Given the size of the Board and the scope of the Company’s activities, the Board acts as the Audit
Committee; with the functions exercised under the terms of reference of that Committee’s charter.
As noted above, because the Company has no independent directors, the composition of the Audit
Committee does not comply with this Principle in terms of composition.
The number of meetings of the Audit Committee held during each reporting period and the names of
the attendees are set out in the relevant Directors’ Report.
The Audit Committee has a formal charter that incorporates its terms of reference. As required by
that charter, the Board annually reviews the performance and ongoing independence of the (external)
Auditors. The need (or not) for rotation of the lead partner or of the Auditors themselves forms part of
that annual review.
Principle 5 – Make Timely and Balanced Disclosure
The Board has established policies and procedures designed to ensure compliance with all applicable
Listing Rule disclosure requirements (and consequently continuous disclosure requirements under the
Act) such that:
- all investors have equal and timely access to material information concerning the Company,
including its financial position, performance, ownership and governance; and
- Company announcements are factual and presented in a clear and balanced way.
The Chairman, a Director or the Company Secretary authorises all disclosures necessary to ensure
compliance with all applicable Listing Rule disclosure requirements.
Principle 6 – Respect the Rights of Shareholders
The Board has established a policy for communicating with the Company’s shareholders by:
- sending the Annual Report to shareholders;
- placing all shareholder related information and Stock Exchange announcements promptly onto
the website in an accessible manner;
- ensuring shareholder participation in meetings by use of the Council’s guidelines for meetings
and notices; and
- encouraging shareholders at the annual general meeting to question both the Directors (about
the Company’s governance and business) and the Auditors (about the conduct of the audit
and the content of the audit report).
Principle 7 – Recognise and Manage Risk
The Board is responsible for overseeing the effectiveness of risk management so as to:
- identify, assess, monitor and manage risk; and
- inform investors of the nature of, and material changes to, the Company’s risk profile.

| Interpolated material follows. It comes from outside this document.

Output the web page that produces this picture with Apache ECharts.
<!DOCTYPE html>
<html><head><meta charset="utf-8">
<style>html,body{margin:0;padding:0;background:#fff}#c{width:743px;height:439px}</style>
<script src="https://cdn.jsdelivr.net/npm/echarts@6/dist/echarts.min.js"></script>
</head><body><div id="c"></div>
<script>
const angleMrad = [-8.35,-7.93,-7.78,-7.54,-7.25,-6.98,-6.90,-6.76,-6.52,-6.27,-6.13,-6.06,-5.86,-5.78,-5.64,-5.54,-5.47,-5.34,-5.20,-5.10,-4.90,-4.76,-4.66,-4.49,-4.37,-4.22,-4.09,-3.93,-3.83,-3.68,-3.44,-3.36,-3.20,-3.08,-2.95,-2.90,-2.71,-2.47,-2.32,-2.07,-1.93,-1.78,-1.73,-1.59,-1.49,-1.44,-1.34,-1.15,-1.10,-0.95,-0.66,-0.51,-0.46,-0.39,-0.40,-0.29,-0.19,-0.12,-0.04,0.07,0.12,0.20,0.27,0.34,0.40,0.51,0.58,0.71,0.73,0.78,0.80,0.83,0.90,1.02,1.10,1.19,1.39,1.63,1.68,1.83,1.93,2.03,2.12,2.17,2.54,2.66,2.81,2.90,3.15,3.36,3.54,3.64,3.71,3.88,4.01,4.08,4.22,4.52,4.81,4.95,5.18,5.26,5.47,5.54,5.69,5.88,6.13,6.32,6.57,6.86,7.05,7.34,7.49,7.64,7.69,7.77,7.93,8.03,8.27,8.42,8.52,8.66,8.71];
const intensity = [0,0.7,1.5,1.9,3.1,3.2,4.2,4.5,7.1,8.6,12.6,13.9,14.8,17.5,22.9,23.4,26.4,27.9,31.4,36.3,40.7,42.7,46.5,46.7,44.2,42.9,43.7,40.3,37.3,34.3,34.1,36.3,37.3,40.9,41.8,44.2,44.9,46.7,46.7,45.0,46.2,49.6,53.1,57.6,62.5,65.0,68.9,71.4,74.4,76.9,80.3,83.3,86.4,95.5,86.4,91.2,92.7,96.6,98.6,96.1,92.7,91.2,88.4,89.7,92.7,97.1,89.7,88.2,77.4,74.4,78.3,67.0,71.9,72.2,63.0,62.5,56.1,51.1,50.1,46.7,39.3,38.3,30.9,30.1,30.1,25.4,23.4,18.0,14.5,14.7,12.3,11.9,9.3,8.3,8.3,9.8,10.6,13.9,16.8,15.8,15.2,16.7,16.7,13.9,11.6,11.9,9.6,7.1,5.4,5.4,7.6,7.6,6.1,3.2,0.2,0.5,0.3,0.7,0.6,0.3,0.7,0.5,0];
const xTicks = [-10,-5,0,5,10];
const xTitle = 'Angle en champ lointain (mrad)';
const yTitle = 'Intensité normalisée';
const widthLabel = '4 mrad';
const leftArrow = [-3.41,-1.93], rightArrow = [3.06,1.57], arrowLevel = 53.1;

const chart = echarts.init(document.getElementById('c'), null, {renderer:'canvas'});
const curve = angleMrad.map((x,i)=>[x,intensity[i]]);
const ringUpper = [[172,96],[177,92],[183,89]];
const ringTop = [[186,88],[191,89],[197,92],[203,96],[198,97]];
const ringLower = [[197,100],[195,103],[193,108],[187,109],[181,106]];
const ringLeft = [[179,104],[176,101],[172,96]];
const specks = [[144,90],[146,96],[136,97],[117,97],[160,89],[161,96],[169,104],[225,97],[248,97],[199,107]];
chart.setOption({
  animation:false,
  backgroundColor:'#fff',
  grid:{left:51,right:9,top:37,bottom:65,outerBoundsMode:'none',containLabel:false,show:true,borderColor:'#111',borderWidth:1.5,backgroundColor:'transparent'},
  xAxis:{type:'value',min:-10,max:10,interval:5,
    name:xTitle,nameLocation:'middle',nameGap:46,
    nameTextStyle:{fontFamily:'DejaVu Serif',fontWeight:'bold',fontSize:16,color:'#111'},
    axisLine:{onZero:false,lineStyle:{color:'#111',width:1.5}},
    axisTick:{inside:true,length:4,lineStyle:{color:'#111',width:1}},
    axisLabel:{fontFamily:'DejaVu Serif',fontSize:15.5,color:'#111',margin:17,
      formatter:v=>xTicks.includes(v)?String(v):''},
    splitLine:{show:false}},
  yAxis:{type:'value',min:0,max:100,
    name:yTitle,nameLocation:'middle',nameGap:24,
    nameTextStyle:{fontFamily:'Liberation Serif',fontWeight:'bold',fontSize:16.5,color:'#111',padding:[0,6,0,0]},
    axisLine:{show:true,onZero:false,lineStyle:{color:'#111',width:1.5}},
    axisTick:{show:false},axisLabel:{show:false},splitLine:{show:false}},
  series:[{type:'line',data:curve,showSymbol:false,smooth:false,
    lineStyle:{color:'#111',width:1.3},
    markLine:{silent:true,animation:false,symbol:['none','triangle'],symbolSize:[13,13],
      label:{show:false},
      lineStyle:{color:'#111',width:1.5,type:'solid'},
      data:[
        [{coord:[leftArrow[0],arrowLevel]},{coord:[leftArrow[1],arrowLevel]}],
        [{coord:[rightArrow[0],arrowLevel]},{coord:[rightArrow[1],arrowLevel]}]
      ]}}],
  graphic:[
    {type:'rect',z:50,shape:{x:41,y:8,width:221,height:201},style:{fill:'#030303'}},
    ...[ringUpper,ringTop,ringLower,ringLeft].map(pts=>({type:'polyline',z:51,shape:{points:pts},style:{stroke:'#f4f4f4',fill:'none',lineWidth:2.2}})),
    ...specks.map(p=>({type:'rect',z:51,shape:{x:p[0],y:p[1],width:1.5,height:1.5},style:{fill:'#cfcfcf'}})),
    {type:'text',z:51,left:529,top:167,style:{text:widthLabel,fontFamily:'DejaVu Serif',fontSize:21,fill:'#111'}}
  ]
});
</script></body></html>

The Company’s activities are currently centred on advancing its inherently high-in-risk exploration
projects.
Apart from geological risk, material business risks include financial, operational,
environmental and technological risk - this is not an exhaustive list of risks faced by the Company.
The Board considers the existing policies and procedures for risk oversight to be appropriate for the
Company’s current stage of development.
At each major milestone of the Company’s projects, specific risk oversight and management policies
are developed consistent with activities at that time. The Board categorises the various types of
risks facing the Company by assessing their likelihood (as high, medium or low), gauging their
consequences (as severe, significant or minor) and seeking to mitigate the related risk (by sharing
risk with others (farmout or sale), raising of additional equity capital, employment of consultants,
outsourcing, insurance or management process).

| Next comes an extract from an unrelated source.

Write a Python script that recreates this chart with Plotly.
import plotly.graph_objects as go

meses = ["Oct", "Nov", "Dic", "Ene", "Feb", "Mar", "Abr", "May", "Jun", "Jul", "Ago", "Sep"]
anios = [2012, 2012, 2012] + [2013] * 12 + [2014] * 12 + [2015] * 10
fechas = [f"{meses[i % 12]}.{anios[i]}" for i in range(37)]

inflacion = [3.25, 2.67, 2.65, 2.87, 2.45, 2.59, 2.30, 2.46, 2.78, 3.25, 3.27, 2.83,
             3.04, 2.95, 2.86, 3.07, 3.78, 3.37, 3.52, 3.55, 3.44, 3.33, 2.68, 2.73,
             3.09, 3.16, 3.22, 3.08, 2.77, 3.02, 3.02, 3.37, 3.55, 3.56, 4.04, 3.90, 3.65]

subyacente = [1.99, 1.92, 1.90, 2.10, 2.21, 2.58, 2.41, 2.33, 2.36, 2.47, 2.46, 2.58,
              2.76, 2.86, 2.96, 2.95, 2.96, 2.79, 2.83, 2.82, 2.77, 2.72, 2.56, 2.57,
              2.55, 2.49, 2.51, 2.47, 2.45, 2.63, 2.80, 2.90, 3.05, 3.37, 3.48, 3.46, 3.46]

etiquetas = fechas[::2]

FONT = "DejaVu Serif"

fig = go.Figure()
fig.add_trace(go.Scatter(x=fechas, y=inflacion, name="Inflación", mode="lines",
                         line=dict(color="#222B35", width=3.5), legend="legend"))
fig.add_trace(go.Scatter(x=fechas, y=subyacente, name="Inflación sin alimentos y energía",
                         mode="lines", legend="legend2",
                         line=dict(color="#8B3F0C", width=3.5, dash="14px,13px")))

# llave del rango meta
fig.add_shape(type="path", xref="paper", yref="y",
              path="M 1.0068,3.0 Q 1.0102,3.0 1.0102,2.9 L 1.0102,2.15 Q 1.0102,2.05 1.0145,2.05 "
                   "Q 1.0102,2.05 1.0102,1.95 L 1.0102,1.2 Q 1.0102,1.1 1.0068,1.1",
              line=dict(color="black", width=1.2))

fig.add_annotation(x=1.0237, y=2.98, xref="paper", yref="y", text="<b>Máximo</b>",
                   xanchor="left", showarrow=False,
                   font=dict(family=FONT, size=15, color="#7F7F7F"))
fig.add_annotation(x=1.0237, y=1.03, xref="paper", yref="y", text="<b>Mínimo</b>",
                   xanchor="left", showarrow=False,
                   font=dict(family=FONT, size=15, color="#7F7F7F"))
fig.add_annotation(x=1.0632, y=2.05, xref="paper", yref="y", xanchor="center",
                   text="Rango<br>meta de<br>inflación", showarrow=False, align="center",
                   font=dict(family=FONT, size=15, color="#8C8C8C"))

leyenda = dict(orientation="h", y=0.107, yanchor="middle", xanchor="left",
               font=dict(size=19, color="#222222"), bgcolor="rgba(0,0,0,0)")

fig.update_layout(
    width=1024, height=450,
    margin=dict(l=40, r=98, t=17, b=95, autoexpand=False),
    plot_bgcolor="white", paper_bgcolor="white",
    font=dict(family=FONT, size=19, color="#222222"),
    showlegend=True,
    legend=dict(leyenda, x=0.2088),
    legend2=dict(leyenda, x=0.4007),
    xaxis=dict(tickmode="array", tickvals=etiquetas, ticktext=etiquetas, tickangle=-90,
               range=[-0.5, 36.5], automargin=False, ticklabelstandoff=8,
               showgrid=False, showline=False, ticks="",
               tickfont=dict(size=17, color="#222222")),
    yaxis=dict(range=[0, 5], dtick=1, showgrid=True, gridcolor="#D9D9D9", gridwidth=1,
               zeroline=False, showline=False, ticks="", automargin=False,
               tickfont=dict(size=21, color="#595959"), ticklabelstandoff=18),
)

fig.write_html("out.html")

In relation to any financial reporting period, the Board receives formal assurance from the CEO and
CFO that the declaration provided in accordance with section 295A of the Act is founded on a sound
system of risk management and internal control and that the system is operating effectively in all
material respects in relation to financial reporting risks.
Principle 8 – Remunerate Fairly and Responsibly
Given the size of the Board and the scope of the Company’s activities, the Board acts as the
Remuneration Committee; with the functions exercised under the terms of reference of that
Committee’s charter.
The Board reviews the remuneration packages of Directors and Executive Officers on an annual
basis.
The Company’s policy for determining the nature and amount of emoluments of the Directors, non-executive and executive, is as follows:
- fees for non-executive directors are based on the demands and responsibilities of their role. In
determining fees, regard is had for similar fee structures paid to non-executive directors in
peer group companies;
- the remuneration structure for executive directors is determined having regard to industry
practice, market trends and company performance;
- performance related incentive payments are based on share price performance targets but may
also become based partly on other performance criteria established from time to time; and
- there is no provision of retiring allowances for directors, except Mr Albers is entitled to
retirement benefits under a retirement benefit agreement established in June 1996.
The audited Remuneration Report (that is included in each Annual Report) details all forms of
remuneration provided to the Directors during the relevant reporting period.
Code of Ethics
The Company has in place a Code of Ethics (“Code”) which is the framework of standards under
which the Directors, Officers and Employees of the Company are expected to conduct their
professional lives. The Code is not intended to prescribe an exhaustive list of acceptable and
non-acceptable behaviour; rather it is intended to facilitate decisions that are consistent with the
Company’s values, business goals and legal and policy obligations, thereby enhancing performance
outcomes.
The Code is subject to annual review by the Board and is based around articles covering the areas of:
- Conflicts of interest;
- Gifts;
- Corporate opportunities;
- Confidentiality;
- Behaviour;
- Proper use of the Company’s assets and information;
- Compliance with laws and policies;
- Delegated authority;
- Additional director responsibilities;
- Information for the Board; and
- Reporting concerns.
Share Trading Policy
In December 2010, the Company updated its formal Share Trading Policy (“Policy”) to comply with
the new ASX requirements and lodged the Policy with ASX. The purpose of the policy document is to
detail the policy and procedures for the sale and purchase of the Company’s securities by directors,
executives and employees. The Policy covers:
- Dealing in securities and ‘inside information’;
- The primary drivers determining the Policy;
- Under what circumstances trading may occur;
- The circumstances of ‘Trading Lockouts’;
- Trading that is excluded from the Policy;
- Other prohibited conduct;
- The provision of notices given under the Policy;
- The form of application for trading approval; and
- The form of grant or refusal of trading approval.